An dieser Stelle würde Alexander Markowetz wohl Einspruch erheben. Markowetz ist Informatiker und Medienwissenschaftler. Als Juniorprofessor hat er in den vergangenen Jahren das Smartphoneverhalten von 300.000 Nutzern in Deutschland analysiert. Der Tenor seiner Studie: Unsere digitalen Begleiter machen uns unproduktiv und unglücklich. In seinem Buch „Digitaler Burnout“ stellt er dar, wie wir alle 18 Minuten unsere aktuelle Tätigkeit unterbrechen, um aufs Smartphone zu schauen. Das mindere unsere geistige Leistungsfähigkeit. Wir können uns nicht mehr auf Gespräche mit unserem Gegenüber einlassen, uns nicht auf eine Kalkulation oder einen längeren Text konzentrieren, komplexe Zusammenhänge sind nicht mehr durchdringbar. Weil wir immer wieder herausgerissen werden, um Nachrichten zu beantworten. Liken, teilen, kommentieren. Wie versuchen, erklärt Markowetz, so viel wie möglich zur selben Zeit zu erledigen. Wir werden zu digitalen Workaholics, unzufrieden, weil wir das Gefühl haben, nichts mehr richtig zu erledigen und allem nur noch hinterherzuhecheln. Smartphones machen uns also krank – und nicht etwa gesund. Aber ist es so einfach?

Big brother gegen big mother

Ein weiteres Grundbedürfnis, vor allem in der analogen Welt, ist Sicherheit. Finanzielle Sicherheit, aber auch Sicherheit vor Kriminalität, Kriegen, Katastrophen. Und Sicherheit in der digitalen Welt? Immerhin ist Big Data ein Thema, bei dem Datenschützer immer wieder mahnend den Zeigefinger heben. Laut Friis Saxberg lässt sich Sicherheit in der digitalen Welt nicht von der in der analogen Welt unterscheiden. Und es lasse sich auch kaum sagen, wie weit Sicherheitsmaßnahmen des Staates akzeptiert werden. Friis Saxberg versucht es daher mit der Unterscheidung in „Big brother“ und „Big mother“. Big Brother folge den Bürgern auf Schritt und Tritt mit Überwachungskameras, Gesichtserkennung. Niemand wisse, wie weit diese Überwachung von Daten durch den Staat eigentlich geht. Eine Überwachung, die niemand gerne hat. Big mother hingegen schützt durch Überwachung den Bürger vor Angriffen von außen. Sie ist gerne gesehen.

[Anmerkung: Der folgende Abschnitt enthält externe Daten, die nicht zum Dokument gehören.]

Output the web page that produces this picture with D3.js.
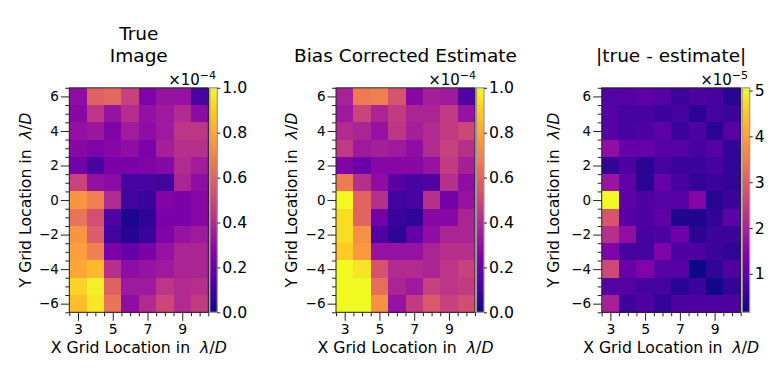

Grundsätzlich stellt Friis Saxberg aber auch fest, dass der Homo Digitalis sich zunehmen an Überwachung gewöhnt hat – es sei eben, wie es sei. Gerade deswegen sei es an der Zeit für mehr Verantwortlichkeiten und auch ethische Regulierungen in Sachen Überwachung und Sicherheit.

Auch der Homo Digitalis übernimmt Verantwortung – das ist für Friis Saxberg wichtig. Nicht das Smartphone habe Schuld, wenn wir uns mit unserem Gegenüber nicht mehr unterhalten, unsere Umwelt ausblenden. Die Verantwortung liege deutlich bei uns. Für unser digitales Verhalten gebe es keine technologische Entschuldigung.